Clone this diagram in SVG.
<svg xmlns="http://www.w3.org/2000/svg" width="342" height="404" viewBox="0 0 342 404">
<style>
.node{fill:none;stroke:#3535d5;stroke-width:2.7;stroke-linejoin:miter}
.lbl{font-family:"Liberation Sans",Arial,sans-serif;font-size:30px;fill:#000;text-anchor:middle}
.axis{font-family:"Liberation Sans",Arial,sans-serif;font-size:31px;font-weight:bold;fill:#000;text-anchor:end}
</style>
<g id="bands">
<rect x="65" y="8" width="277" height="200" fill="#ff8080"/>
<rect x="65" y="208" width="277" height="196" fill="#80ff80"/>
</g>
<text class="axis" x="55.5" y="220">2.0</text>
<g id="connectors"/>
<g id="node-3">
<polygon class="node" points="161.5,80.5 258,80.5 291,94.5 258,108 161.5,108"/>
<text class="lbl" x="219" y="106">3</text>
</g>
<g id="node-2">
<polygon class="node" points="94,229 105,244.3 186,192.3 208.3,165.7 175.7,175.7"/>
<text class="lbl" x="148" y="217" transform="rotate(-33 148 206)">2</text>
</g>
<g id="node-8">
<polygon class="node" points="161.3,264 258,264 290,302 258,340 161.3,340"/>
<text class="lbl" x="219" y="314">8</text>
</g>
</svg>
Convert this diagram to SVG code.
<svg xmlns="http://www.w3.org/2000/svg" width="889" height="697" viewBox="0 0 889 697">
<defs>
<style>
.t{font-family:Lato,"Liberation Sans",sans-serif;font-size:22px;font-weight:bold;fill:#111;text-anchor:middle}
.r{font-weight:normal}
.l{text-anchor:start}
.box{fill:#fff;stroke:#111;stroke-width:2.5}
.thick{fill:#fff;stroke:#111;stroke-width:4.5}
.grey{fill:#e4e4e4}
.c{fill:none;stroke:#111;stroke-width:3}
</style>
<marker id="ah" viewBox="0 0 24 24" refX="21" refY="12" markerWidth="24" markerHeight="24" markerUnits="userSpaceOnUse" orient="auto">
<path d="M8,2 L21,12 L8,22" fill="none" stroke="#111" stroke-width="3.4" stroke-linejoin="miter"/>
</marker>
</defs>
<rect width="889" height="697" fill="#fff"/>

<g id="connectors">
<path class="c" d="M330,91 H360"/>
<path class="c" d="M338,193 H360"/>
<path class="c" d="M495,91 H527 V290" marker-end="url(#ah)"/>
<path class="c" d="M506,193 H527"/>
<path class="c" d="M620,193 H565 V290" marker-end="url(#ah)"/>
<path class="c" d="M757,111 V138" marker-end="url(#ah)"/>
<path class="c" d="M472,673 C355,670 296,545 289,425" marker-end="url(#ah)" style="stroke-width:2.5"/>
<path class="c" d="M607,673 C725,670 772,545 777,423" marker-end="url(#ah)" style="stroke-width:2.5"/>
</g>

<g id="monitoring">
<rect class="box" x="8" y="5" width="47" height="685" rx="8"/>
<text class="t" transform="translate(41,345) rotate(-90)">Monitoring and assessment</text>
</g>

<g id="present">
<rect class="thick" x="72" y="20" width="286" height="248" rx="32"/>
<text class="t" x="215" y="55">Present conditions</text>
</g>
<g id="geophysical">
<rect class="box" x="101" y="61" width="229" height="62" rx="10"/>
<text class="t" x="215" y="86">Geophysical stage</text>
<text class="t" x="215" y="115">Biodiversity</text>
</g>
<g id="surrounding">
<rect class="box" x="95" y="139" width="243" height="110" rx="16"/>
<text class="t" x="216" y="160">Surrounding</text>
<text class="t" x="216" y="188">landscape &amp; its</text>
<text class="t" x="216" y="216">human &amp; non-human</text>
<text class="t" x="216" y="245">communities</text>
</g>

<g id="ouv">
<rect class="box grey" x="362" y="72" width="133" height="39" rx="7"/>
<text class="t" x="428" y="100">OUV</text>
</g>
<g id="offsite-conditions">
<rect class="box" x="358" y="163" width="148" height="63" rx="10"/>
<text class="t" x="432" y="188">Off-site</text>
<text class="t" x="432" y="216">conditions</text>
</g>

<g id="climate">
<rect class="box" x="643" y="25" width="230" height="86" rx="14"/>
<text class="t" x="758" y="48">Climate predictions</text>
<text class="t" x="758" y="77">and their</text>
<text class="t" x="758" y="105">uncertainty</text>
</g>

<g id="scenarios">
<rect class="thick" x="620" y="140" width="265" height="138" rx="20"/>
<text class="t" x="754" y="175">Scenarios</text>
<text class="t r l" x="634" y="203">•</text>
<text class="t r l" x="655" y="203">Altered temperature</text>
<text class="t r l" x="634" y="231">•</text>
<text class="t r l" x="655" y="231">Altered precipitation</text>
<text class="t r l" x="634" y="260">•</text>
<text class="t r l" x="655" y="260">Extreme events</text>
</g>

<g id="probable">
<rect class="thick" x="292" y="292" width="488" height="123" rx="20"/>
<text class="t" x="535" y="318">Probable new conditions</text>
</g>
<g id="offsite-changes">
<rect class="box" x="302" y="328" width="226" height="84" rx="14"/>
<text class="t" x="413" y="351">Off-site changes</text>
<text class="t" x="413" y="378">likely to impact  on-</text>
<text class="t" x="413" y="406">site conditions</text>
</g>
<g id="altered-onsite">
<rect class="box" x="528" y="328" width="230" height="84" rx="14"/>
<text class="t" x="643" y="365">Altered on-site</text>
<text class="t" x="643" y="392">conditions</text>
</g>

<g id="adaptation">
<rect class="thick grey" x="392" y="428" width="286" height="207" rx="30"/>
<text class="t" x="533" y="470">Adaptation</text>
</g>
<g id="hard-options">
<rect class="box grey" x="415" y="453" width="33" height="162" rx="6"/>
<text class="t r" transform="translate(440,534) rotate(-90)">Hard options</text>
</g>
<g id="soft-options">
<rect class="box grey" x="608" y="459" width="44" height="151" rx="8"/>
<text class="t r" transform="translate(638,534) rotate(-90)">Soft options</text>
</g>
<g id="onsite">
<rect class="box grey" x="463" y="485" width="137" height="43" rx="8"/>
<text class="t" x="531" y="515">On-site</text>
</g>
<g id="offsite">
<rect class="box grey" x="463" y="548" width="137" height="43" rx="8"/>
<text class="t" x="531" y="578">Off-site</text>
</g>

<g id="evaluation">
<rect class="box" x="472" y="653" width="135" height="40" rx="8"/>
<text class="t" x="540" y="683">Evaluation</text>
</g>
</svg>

----

**REQUIRED TASK:**
Restate each record exactly as written.

**OUTPUT BELOW:**
Clone this diagram in SVG.
<svg xmlns="http://www.w3.org/2000/svg" width="342" height="404" viewBox="0 0 342 404">
<style>
.node{fill:none;stroke:#3535d5;stroke-width:2.7;stroke-linejoin:miter}
.lbl{font-family:"Liberation Sans",Arial,sans-serif;font-size:30px;fill:#000;text-anchor:middle}
.axis{font-family:"Liberation Sans",Arial,sans-serif;font-size:31px;font-weight:bold;fill:#000;text-anchor:end}
</style>
<g id="bands">
<rect x="65" y="8" width="277" height="200" fill="#ff8080"/>
<rect x="65" y="208" width="277" height="196" fill="#80ff80"/>
</g>
<text class="axis" x="55.5" y="220">2.0</text>
<g id="connectors"/>
<g id="node-3">
<polygon class="node" points="161.5,80.5 258,80.5 291,94.5 258,108 161.5,108"/>
<text class="lbl" x="219" y="106">3</text>
</g>
<g id="node-2">
<polygon class="node" points="94,229 105,244.3 186,192.3 208.3,165.7 175.7,175.7"/>
<text class="lbl" x="148" y="217" transform="rotate(-33 148 206)">2</text>
</g>
<g id="node-8">
<polygon class="node" points="161.3,264 258,264 290,302 258,340 161.3,340"/>
<text class="lbl" x="219" y="314">8</text>
</g>
</svg>
Convert this diagram to SVG code.
<svg xmlns="http://www.w3.org/2000/svg" width="889" height="697" viewBox="0 0 889 697">
<defs>
<style>
.t{font-family:Lato,"Liberation Sans",sans-serif;font-size:22px;font-weight:bold;fill:#111;text-anchor:middle}
.r{font-weight:normal}
.l{text-anchor:start}
.box{fill:#fff;stroke:#111;stroke-width:2.5}
.thick{fill:#fff;stroke:#111;stroke-width:4.5}
.grey{fill:#e4e4e4}
.c{fill:none;stroke:#111;stroke-width:3}
</style>
<marker id="ah" viewBox="0 0 24 24" refX="21" refY="12" markerWidth="24" markerHeight="24" markerUnits="userSpaceOnUse" orient="auto">
<path d="M8,2 L21,12 L8,22" fill="none" stroke="#111" stroke-width="3.4" stroke-linejoin="miter"/>
</marker>
</defs>
<rect width="889" height="697" fill="#fff"/>

<g id="connectors">
<path class="c" d="M330,91 H360"/>
<path class="c" d="M338,193 H360"/>
<path class="c" d="M495,91 H527 V290" marker-end="url(#ah)"/>
<path class="c" d="M506,193 H527"/>
<path class="c" d="M620,193 H565 V290" marker-end="url(#ah)"/>
<path class="c" d="M757,111 V138" marker-end="url(#ah)"/>
<path class="c" d="M472,673 C355,670 296,545 289,425" marker-end="url(#ah)" style="stroke-width:2.5"/>
<path class="c" d="M607,673 C725,670 772,545 777,423" marker-end="url(#ah)" style="stroke-width:2.5"/>
</g>

<g id="monitoring">
<rect class="box" x="8" y="5" width="47" height="685" rx="8"/>
<text class="t" transform="translate(41,345) rotate(-90)">Monitoring and assessment</text>
</g>

<g id="present">
<rect class="thick" x="72" y="20" width="286" height="248" rx="32"/>
<text class="t" x="215" y="55">Present conditions</text>
</g>
<g id="geophysical">
<rect class="box" x="101" y="61" width="229" height="62" rx="10"/>
<text class="t" x="215" y="86">Geophysical stage</text>
<text class="t" x="215" y="115">Biodiversity</text>
</g>
<g id="surrounding">
<rect class="box" x="95" y="139" width="243" height="110" rx="16"/>
<text class="t" x="216" y="160">Surrounding</text>
<text class="t" x="216" y="188">landscape &amp; its</text>
<text class="t" x="216" y="216">human &amp; non-human</text>
<text class="t" x="216" y="245">communities</text>
</g>

<g id="ouv">
<rect class="box grey" x="362" y="72" width="133" height="39" rx="7"/>
<text class="t" x="428" y="100">OUV</text>
</g>
<g id="offsite-conditions">
<rect class="box" x="358" y="163" width="148" height="63" rx="10"/>
<text class="t" x="432" y="188">Off-site</text>
<text class="t" x="432" y="216">conditions</text>
</g>

<g id="climate">
<rect class="box" x="643" y="25" width="230" height="86" rx="14"/>
<text class="t" x="758" y="48">Climate predictions</text>
<text class="t" x="758" y="77">and their</text>
<text class="t" x="758" y="105">uncertainty</text>
</g>

<g id="scenarios">
<rect class="thick" x="620" y="140" width="265" height="138" rx="20"/>
<text class="t" x="754" y="175">Scenarios</text>
<text class="t r l" x="634" y="203">•</text>
<text class="t r l" x="655" y="203">Altered temperature</text>
<text class="t r l" x="634" y="231">•</text>
<text class="t r l" x="655" y="231">Altered precipitation</text>
<text class="t r l" x="634" y="260">•</text>
<text class="t r l" x="655" y="260">Extreme events</text>
</g>

<g id="probable">
<rect class="thick" x="292" y="292" width="488" height="123" rx="20"/>
<text class="t" x="535" y="318">Probable new conditions</text>
</g>
<g id="offsite-changes">
<rect class="box" x="302" y="328" width="226" height="84" rx="14"/>
<text class="t" x="413" y="351">Off-site changes</text>
<text class="t" x="413" y="378">likely to impact  on-</text>
<text class="t" x="413" y="406">site conditions</text>
</g>
<g id="altered-onsite">
<rect class="box" x="528" y="328" width="230" height="84" rx="14"/>
<text class="t" x="643" y="365">Altered on-site</text>
<text class="t" x="643" y="392">conditions</text>
</g>

<g id="adaptation">
<rect class="thick grey" x="392" y="428" width="286" height="207" rx="30"/>
<text class="t" x="533" y="470">Adaptation</text>
</g>
<g id="hard-options">
<rect class="box grey" x="415" y="453" width="33" height="162" rx="6"/>
<text class="t r" transform="translate(440,534) rotate(-90)">Hard options</text>
</g>
<g id="soft-options">
<rect class="box grey" x="608" y="459" width="44" height="151" rx="8"/>
<text class="t r" transform="translate(638,534) rotate(-90)">Soft options</text>
</g>
<g id="onsite">
<rect class="box grey" x="463" y="485" width="137" height="43" rx="8"/>
<text class="t" x="531" y="515">On-site</text>
</g>
<g id="offsite">
<rect class="box grey" x="463" y="548" width="137" height="43" rx="8"/>
<text class="t" x="531" y="578">Off-site</text>
</g>

<g id="evaluation">
<rect class="box" x="472" y="653" width="135" height="40" rx="8"/>
<text class="t" x="540" y="683">Evaluation</text>
</g>
</svg>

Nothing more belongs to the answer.